Silo: "Benar, itu risiko besar yang harus dikelola. Jika sistem ini diterapkan, maka partisipasi masyarakat harus tetap diakomodasi melalui mekanisme pengawasan transparan dan pemberdayaan politik lokal. Kita juga bisa mengadopsi model campuran, di mana Pilkada untuk jabatan tertentu tetap langsung, sementara lainnya melalui DPRD. Dengan begitu, kita bisa mencari keseimbangan antara efisiensi dan partisipasi."
Ponco: "Wah, saya jadi banyak belajar, Mas Silo. Jadi, wacana ini bukan semata-mata langkah mundur, ya?"
Silo: "Tidak selalu. Demokrasi itu dinamis.
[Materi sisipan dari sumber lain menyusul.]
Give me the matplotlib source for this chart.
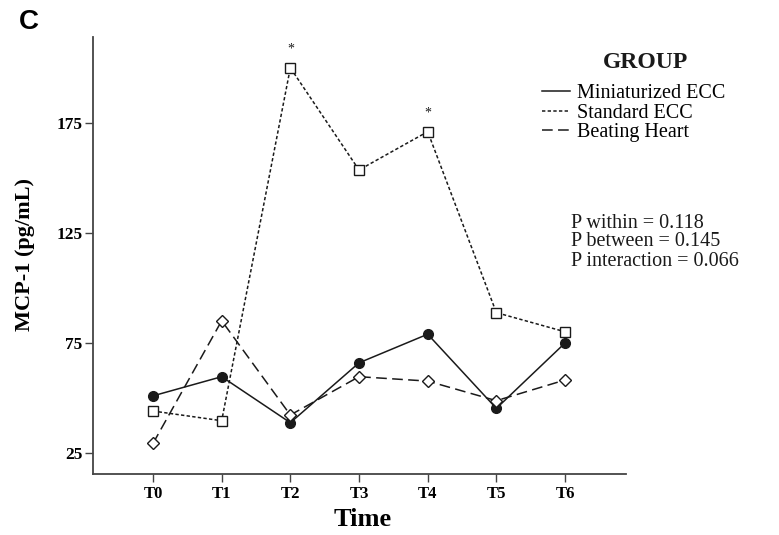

Kita terus mencari bentuk yang paling sesuai dengan kondisi bangsa. Tantangannya adalah memastikan transisi ini tidak disalahgunakan dan tetap melibatkan rakyat secara substansial, bukan sekadar formalitas."
Ponco: "Kalau begitu, saya setuju. Tapi tetap harus ada pengawasan ketat, ya, Mas?"
Silo: "Betul, Ponco. Pengawasan adalah kunci. Karena demokrasi itu bukan hanya soal memilih, tapi memastikan yang terpilih bekerja untuk rakyat."